▶ **WHAT IS BEING ASKED**
Filter this data down to the lines that hold "chart", and copy them.

▶ **DATA SHOWN**
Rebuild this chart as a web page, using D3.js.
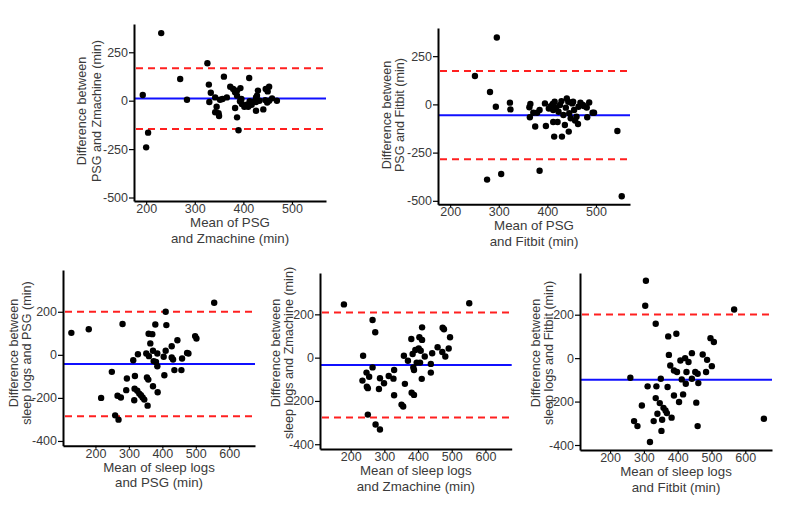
<!DOCTYPE html>
<html>
<head>
<meta charset="utf-8">
<script src="https://cdn.jsdelivr.net/npm/d3@7"></script>
<style>
  html, body { margin: 0; padding: 0; background: #fff; }
  svg { display: block; font-family: Arial, "Liberation Sans", sans-serif; }
</style>
</head>
<body>
<svg id="chart" width="800" height="511"></svg>
<script>
// ---------- DATA ----------
// Panel 1: PSG vs Zmachine
const p1X = [193,231,326,270,284,204,200,329,333,330,342,349,350,345,342,352,360,357,366,373,379,383,387,394,387,383,387,390,396,397,402,407,412,413,417,423,426,428,430,433,426,426,441,446,450,453,445,449,453,459,469,410,393];
const p1Y = [29,349,193,112,5,-165,-241,83,41,-7,-60,-65,-79,-31,17,5,124,9,17,72,60,43,52,65,26,-38,-86,-153,9,-17,-31,-21,117,-3,-21,-3,17,26,52,0,-52,-7,-45,60,48,72,3,-10,0,12,0,-31,-3];
// Panel 2: PSG vs Fitbit
const p2X = [251,296,282,294,323,324,276,305,384,544,553,363,365,364,371,375,379,384,395,397,403,407,411,412,415,414,412,418,421,423,426,429,430,433,436,438,440,443,444,445,448,451,453,455,457,460,463,464,468,473,475,481,482,486,493,496];
const p2Y = [147,347,64,-12,9,-26,-390,-361,-344,-138,-476,-15,2,-67,-43,-115,-43,-29,5,-112,-21,-9,2,-29,14,-167,-91,-16,-91,-38,-3,17,-167,-55,-107,-17,31,14,-141,-46,-72,5,14,-29,-84,-64,-102,-12,9,-3,-9,-16,-67,10,-43,-43];
// Panel 3: sleep logs vs PSG
const p3X = [128,180,217,281,249,266,276,259,269,294,292,327,313,318,317,316,325,331,336,341,346,354,358,356,352,359,364,360,370,372,374,372,379,381,385,385,386,404,406,410,410,412,428,428,432,436,445,457,459,474,478,498,502,555];
const p3Y = [102,119,-200,143,-79,-190,-198,-281,-301,-110,-164,3,-25,-98,-157,-211,-167,-180,-188,-198,-208,-105,-115,-236,6,98,53,-6,96,19,-29,-146,141,-33,-53,6,-174,-9,-95,200,19,138,40,-12,-22,-71,68,-71,-17,9,6,87,76,242];
// Panel 4: sleep logs vs Zmachine
const p4X = [180,552,265,273,237,265,235,247,255,248,251,251,274,287,284,287,299,313,327,329,351,356,329,358,361,370,380,384,386,388,381,388,392,396,402,404,406,408,412,412,411,420,438,438,442,458,472,473,477,481,491,495];
const p4Y = [246,251,174,117,9,-45,-106,-69,-88,-134,-141,-263,-309,-332,-145,-95,-118,-85,-97,-174,-217,-226,-57,9,-121,-14,86,17,-45,-57,-162,-172,35,-23,43,94,-23,32,82,140,-98,5,-29,-69,20,48,26,138,131,5,42,94];
// Panel 5: sleep logs vs Fitbit
const p5X = [306,304,335,567,260,271,281,294,318,311,329,337,335,340,347,350,352,354,358,364,368,372,370,374,378,382,389,389,396,398,404,408,412,416,422,424,426,432,442,442,452,455,459,459,461,474,484,487,497,501,507,655];
const p5Y = [356,241,158,224,-90,-290,-313,-218,-386,-130,-290,-130,-184,-256,-207,-95,-335,-284,-229,-241,-253,100,-133,15,-34,-274,-172,-57,112,-64,-202,-11,-98,-167,0,-118,-64,-18,23,-95,-64,-205,-72,-313,-115,17,-64,-8,92,-37,74,-279];

// Bland-Altman lines: mean difference and limits of agreement
const meanDiff = [11, -56, -42, -34, -100];
const upperLoA = [168, 173, 200, 208, 201];
const lowerLoA = [-146, -285, -285, -276, null];

// Tick labels
const xTicksTop = [200, 300, 400, 500];
const yTicksTop = [-500, -250, 0, 250];
const xTicksBottom = [200, 300, 400, 500, 600];
const yTicksBottom = [-400, -200, 0, 200];

// Axis titles
const yTitles = [
  ["Difference between", "PSG and Zmachine (min)"],
  ["Difference between", "PSG and Fitbit (min)"],
  ["Difference between", "sleep logs and PSG (min)"],
  ["Difference between", "sleep logs and Zmachine (min)"],
  ["Difference between", "sleep logs and Fitbit (min)"]
];
const xTitles = [
  ["Mean of PSG", "and Zmachine (min)"],
  ["Mean of PSG", "and Fitbit (min)"],
  ["Mean of sleep logs", "and PSG (min)"],
  ["Mean of sleep logs", "and Zmachine (min)"],
  ["Mean of sleep logs", "and Fitbit (min)"]
];

// ---------- LAYOUT ----------
const layout = [
  { xs: p1X, ys: p1Y, x0: 134, x1: 326, y0: 24, y1: 201, xd: [175, 570], yd: [-518, 396], xt: xTicksTop, yt: yTicksTop, ytx: [82, 96.5], ytc: 111 },
  { xs: p2X, ys: p2Y, x0: 438, x1: 630, y0: 28, y1: 204.3, xd: [175, 570], yd: [-518, 396], xt: xTicksTop, yt: yTicksTop, ytx: [387, 400], ytc: 115 },
  { xs: p3X, ys: p3Y, x0: 63, x1: 255, y0: 270, y1: 445.7, xd: [103, 677], yd: [-422, 394], xt: xTicksBottom, yt: yTicksBottom, ytx: [13.5, 26.5], ytc: 353 },
  { xs: p4X, ys: p4Y, x0: 320, x1: 511.7, y0: 273, y1: 449, xd: [109, 678], yd: [-422, 391], xt: xTicksBottom, yt: yTicksBottom, ytx: [275.5, 288.5], ytc: 353 },
  { xs: p5X, ys: p5Y, x0: 580, x1: 772, y0: 273, y1: 450, xd: [111, 679], yd: [-423, 392], xt: xTicksBottom, yt: yTicksBottom, ytx: [535.5, 548.5], ytc: 353 }
];

const svg = d3.select("#chart");
const textColor = "#3a3a3a";

layout.forEach((p, i) => {
  const x = d3.scaleLinear().domain(p.xd).range([p.x0, p.x1]);
  const y = d3.scaleLinear().domain(p.yd).range([p.y1, p.y0]);
  const g = svg.append("g");

  // mean and limits of agreement
  g.append("line")
    .attr("x1", p.x0).attr("x2", p.x1)
    .attr("y1", y(meanDiff[i])).attr("y2", y(meanDiff[i]))
    .attr("stroke", "#1010ff").attr("stroke-width", 2);
  [upperLoA[i], lowerLoA[i]].forEach(v => {
    if (v === null) return;
    g.append("line")
      .attr("x1", p.x0 + 2).attr("x2", p.x1)
      .attr("y1", y(v)).attr("y2", y(v))
      .attr("stroke", "#ff2020").attr("stroke-width", 2)
      .attr("stroke-dasharray", "7,5");
  });

  // points
  g.append("g").selectAll("circle")
    .data(p.xs.map((d, k) => [d, p.ys[k]]))
    .join("circle")
    .attr("cx", d => x(d[0])).attr("cy", d => y(d[1]))
    .attr("r", 3.2).attr("fill", "#000");

  // axes
  const ya = g.append("g").attr("transform", `translate(${p.x0},0)`)
    .call(d3.axisLeft(y).tickValues(p.yt).tickSize(5).tickSizeOuter(0).tickPadding(1).tickFormat(d3.format("d")));
  const xa = g.append("g").attr("transform", `translate(0,${p.y1})`)
    .call(d3.axisBottom(x).tickValues(p.xt).tickSize(3).tickSizeOuter(0).tickPadding(0).tickFormat(d3.format("d")));
  [ya, xa].forEach(a => {
    a.select(".domain").attr("stroke", "#000").attr("stroke-width", 2);
    a.selectAll(".tick line").attr("stroke", "#000").attr("stroke-width", 1.2);
    a.selectAll(".tick text").attr("fill", textColor).style("font-size", "12.5px");
  });
  ya.selectAll(".tick text").text(d => d < 0 ? "-" + Math.abs(d) : d);

  // x title
  const cx = (p.x0 + p.x1) / 2;
  xTitles[i].forEach((t, k) => {
    g.append("text")
      .attr("x", cx).attr("y", p.y1 + 21.5 + k * 15.5)
      .attr("text-anchor", "middle").attr("dominant-baseline", "central")
      .attr("fill", textColor).style("font-size", "13.3px")
      .text(t);
  });
  // y title
  yTitles[i].forEach((t, k) => {
    g.append("text")
      .attr("transform", `translate(${p.ytx[k]},${p.ytc}) rotate(-90)`)
      .attr("text-anchor", "middle").attr("dominant-baseline", "central")
      .attr("fill", textColor).style("font-size", "12.6px")
      .text(t);
  });
});
</script>
</body>
</html>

▶ **RESPONSE TO THIS TASK**
Rebuild this chart as a web page, using D3.js.
<svg id="chart" width="800" height="511"></svg>
const svg = d3.select("#chart");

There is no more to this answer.